‘Mindfulness’ is one of the latest buzzwords being tossed around by journalists and bloggers these days. Based on a buddhist tradition, it differs from meditation in that its aim is to reduce anxiety and aid a feeling of calm by helping you to focus on the present in a non-judgemental way. In the belief that much of our problems stem from focusing on something that happened in the past or worrying about something that might happen in the future.
Now, as the word has seen such a dramatic rise in popularity there has become a great number of ways to practice mindfulness, from iPhone apps, to colouring book, we even found a guide to how eating a chocolate bar can help you practice mindfulness.
But, what about your home? We think that your home decor can also aid your feelings of calm, and can help you unwind better after a hard day at work. Here’s our top tips to breathe a tranquil air into your home.
1. Go for a peaceful colour-scheme
Colour-schemes can have a dramatic affect on how a room feels, for example colours such as bright or powerful reds, which are associated with rage are not recommended for bedrooms as they can inhibit sleep, the same can be said for particularly busy looking wallpaper patterns. Calming colour schemes include neutrals such as creams and browns, blacks, whites as well as blues.

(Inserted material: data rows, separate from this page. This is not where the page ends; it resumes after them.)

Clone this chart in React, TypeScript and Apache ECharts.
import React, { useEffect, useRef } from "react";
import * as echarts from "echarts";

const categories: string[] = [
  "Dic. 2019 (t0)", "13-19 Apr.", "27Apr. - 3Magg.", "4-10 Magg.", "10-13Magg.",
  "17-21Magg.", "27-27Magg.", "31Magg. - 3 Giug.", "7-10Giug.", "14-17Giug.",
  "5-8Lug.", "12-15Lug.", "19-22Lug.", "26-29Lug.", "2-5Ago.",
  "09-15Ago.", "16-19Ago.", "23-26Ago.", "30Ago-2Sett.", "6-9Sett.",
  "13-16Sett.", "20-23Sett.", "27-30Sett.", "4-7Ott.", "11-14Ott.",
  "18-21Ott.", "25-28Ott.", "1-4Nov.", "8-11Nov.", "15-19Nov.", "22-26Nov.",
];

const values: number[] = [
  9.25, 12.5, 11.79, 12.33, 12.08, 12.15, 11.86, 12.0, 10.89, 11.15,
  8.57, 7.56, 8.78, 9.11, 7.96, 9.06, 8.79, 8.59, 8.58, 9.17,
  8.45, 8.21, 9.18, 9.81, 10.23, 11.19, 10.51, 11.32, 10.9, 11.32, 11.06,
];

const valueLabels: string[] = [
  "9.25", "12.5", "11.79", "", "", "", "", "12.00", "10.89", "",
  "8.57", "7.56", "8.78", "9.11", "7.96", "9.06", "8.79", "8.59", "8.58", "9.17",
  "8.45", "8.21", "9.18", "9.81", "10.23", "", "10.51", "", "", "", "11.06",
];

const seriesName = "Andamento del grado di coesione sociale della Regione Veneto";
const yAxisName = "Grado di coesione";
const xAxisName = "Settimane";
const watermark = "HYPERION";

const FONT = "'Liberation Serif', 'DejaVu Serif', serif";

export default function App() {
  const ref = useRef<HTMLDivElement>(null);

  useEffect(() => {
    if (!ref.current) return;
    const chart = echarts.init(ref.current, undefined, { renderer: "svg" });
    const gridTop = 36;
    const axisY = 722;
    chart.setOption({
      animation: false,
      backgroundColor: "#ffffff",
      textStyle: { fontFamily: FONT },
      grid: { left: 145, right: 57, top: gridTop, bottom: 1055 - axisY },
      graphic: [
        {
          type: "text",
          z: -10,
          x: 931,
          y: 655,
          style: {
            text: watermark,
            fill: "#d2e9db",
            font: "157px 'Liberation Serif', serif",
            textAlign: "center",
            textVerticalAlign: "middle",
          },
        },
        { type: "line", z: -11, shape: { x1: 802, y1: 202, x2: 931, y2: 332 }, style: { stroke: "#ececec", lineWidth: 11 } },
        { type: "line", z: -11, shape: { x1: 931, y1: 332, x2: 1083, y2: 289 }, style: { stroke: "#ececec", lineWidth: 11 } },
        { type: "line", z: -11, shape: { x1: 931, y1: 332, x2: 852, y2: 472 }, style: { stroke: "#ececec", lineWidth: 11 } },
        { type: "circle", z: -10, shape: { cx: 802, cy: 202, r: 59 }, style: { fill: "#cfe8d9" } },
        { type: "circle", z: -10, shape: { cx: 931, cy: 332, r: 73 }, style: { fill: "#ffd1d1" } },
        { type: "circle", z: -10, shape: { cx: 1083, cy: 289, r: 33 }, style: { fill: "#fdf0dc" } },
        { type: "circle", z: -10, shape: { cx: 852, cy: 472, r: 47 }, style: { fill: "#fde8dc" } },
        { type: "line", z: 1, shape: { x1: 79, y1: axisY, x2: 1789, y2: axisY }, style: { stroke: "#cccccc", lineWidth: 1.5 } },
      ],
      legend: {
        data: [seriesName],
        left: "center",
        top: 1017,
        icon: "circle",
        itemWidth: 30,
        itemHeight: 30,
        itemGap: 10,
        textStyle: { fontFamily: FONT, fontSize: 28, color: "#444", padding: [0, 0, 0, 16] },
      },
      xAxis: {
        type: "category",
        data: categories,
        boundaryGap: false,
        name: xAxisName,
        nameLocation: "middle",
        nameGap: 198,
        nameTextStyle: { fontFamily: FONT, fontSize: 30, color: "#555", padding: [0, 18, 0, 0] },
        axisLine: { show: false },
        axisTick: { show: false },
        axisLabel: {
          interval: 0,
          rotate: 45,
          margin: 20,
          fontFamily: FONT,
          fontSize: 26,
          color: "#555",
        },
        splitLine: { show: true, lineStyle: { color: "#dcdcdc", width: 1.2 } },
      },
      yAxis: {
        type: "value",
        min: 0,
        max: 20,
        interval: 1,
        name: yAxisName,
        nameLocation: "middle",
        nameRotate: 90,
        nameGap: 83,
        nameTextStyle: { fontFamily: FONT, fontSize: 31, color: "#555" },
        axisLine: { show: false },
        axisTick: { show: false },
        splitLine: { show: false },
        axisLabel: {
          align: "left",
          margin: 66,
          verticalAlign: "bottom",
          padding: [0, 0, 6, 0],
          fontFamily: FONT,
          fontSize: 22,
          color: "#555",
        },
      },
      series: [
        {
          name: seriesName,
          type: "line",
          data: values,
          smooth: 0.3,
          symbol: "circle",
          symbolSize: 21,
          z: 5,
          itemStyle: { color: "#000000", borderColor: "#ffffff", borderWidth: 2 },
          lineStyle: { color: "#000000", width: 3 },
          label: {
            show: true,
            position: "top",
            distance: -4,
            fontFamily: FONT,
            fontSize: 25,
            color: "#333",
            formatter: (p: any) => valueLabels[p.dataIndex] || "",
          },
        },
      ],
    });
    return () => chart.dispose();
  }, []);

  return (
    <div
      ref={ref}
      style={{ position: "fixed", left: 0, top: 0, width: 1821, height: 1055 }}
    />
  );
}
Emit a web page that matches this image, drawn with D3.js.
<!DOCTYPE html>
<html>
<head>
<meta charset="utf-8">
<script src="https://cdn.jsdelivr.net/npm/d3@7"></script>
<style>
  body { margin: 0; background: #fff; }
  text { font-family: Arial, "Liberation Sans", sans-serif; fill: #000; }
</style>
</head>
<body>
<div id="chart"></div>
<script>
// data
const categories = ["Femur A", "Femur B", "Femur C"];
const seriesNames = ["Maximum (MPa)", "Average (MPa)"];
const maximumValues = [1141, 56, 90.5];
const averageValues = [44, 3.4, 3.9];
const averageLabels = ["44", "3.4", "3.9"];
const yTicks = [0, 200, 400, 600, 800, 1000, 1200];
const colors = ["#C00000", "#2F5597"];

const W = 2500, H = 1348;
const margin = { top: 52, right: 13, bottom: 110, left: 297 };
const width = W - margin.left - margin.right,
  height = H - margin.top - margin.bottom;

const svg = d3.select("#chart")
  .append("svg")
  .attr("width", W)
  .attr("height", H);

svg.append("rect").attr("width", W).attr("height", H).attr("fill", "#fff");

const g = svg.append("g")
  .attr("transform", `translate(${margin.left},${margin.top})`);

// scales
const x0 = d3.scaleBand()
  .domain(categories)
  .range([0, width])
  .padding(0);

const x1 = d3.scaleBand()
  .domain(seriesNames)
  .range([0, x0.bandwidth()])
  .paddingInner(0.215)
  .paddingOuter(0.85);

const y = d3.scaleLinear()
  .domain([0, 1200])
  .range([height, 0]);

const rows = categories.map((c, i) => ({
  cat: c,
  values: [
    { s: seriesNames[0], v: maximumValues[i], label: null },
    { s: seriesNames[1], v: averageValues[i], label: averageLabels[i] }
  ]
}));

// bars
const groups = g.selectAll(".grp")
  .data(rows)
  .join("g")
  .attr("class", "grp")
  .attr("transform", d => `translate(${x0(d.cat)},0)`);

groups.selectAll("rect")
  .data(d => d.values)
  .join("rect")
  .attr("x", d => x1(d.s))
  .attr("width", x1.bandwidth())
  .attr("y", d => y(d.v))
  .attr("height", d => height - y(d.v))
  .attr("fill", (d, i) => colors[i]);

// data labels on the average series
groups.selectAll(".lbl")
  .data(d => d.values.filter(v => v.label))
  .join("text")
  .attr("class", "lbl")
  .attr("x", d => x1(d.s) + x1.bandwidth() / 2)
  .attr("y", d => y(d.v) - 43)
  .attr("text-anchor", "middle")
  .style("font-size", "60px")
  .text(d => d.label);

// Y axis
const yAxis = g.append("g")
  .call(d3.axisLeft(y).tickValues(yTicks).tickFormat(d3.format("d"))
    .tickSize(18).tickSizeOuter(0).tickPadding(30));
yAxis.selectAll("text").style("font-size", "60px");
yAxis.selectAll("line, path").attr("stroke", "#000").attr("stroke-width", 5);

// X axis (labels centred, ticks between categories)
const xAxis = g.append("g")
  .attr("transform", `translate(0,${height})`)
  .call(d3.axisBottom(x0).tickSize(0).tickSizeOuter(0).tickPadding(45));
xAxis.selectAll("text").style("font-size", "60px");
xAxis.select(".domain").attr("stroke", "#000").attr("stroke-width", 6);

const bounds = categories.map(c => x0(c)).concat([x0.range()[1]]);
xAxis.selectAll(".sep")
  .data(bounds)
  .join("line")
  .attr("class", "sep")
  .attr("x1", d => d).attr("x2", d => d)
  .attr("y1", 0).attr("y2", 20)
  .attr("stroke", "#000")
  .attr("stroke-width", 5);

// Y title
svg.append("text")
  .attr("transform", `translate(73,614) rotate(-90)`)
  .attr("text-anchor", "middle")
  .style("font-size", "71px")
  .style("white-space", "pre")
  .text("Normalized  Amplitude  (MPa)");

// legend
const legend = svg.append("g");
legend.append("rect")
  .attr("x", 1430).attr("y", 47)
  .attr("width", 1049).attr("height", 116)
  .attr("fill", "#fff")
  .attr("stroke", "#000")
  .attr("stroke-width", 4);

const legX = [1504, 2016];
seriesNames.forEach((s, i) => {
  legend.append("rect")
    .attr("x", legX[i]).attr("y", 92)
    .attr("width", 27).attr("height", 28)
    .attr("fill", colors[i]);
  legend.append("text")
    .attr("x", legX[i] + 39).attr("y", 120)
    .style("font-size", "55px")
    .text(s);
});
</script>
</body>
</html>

2. Invest in decent linens
It may be possible to pick up man made fibre bedsheets and throws incredibly cheaply these days, and while some may actually be of incredibly good quality, this is rarely the case. If your bedsheets or living room blankets and throws are itchy, static or scratchy, it’s likely that they make you feel more stressed when you’re trying to relax on them than calm!
Because of this it’s usually better to go to an actual store where you can feel how the materials feel before you buy them, rather than purchasing online. If you do buy some over the internet, don’t be afraid to return them if they’re not to your standard.
3. Declutter your spaces
One of the best sellers in Amazon’s ‘Home improvement’ book category is Marie Kondo’s 'The Life-Changing Magic of Tidying' which, as the name suggests is built around the philosophy that thoroughly tidying and decluttering your home will make you happier and calmer.
While, we can’t vouch for her belief that you should thank your old socks and pants for their service before you throw them out. We think the overarching belief makes sense. Too much visual clutter in a room can be stressful make smaller rooms seem claustrophobic and generally detract from the beauty of your home.
Lighting also plays a crucial factor into how calm a room will make you feel. The best kind of light will always be natural light, therefore it’s important to make sure you maximise each room's ability to let it in. Try not to block or obscure any windows therefore.
When it comes to artificial lighting, having some ambient lighting is important especially in dining areas, living rooms and bedrooms. Generally having some dimmer, warmer hued lighting on a separate circuit from your main task lighting, allows you to create more cosy, intimate atmosphere which will help you feel calm.
5. Sauna / Hot tub
Ah, what could be better than a relaxing steam or soak to carry your cares away? Of course, being able to slink off to a gym to have one each night may not be a reality for those of us with commitments and busy lives. Enter the home version!
This may seem like a large and unruly home improvement, but both saunas and hot tubs are increasingly popular additions people are making to their homes. Hot tubs come in the large wooden outdoor variety, as well as high-tech bathroom tubs. Saunas can either be bought pre-fabricated and installed into the garden or you can have a costume model built into the bathroom or another area of the home such as a home gym.
A few studies have shown that houseplants cannot only boost our mood, they can make us more productive too. The NASA Clean Air Study, found that a range of house plants could filter pollutants from the air we breath in our homes, and help to prevent sick building syndrome.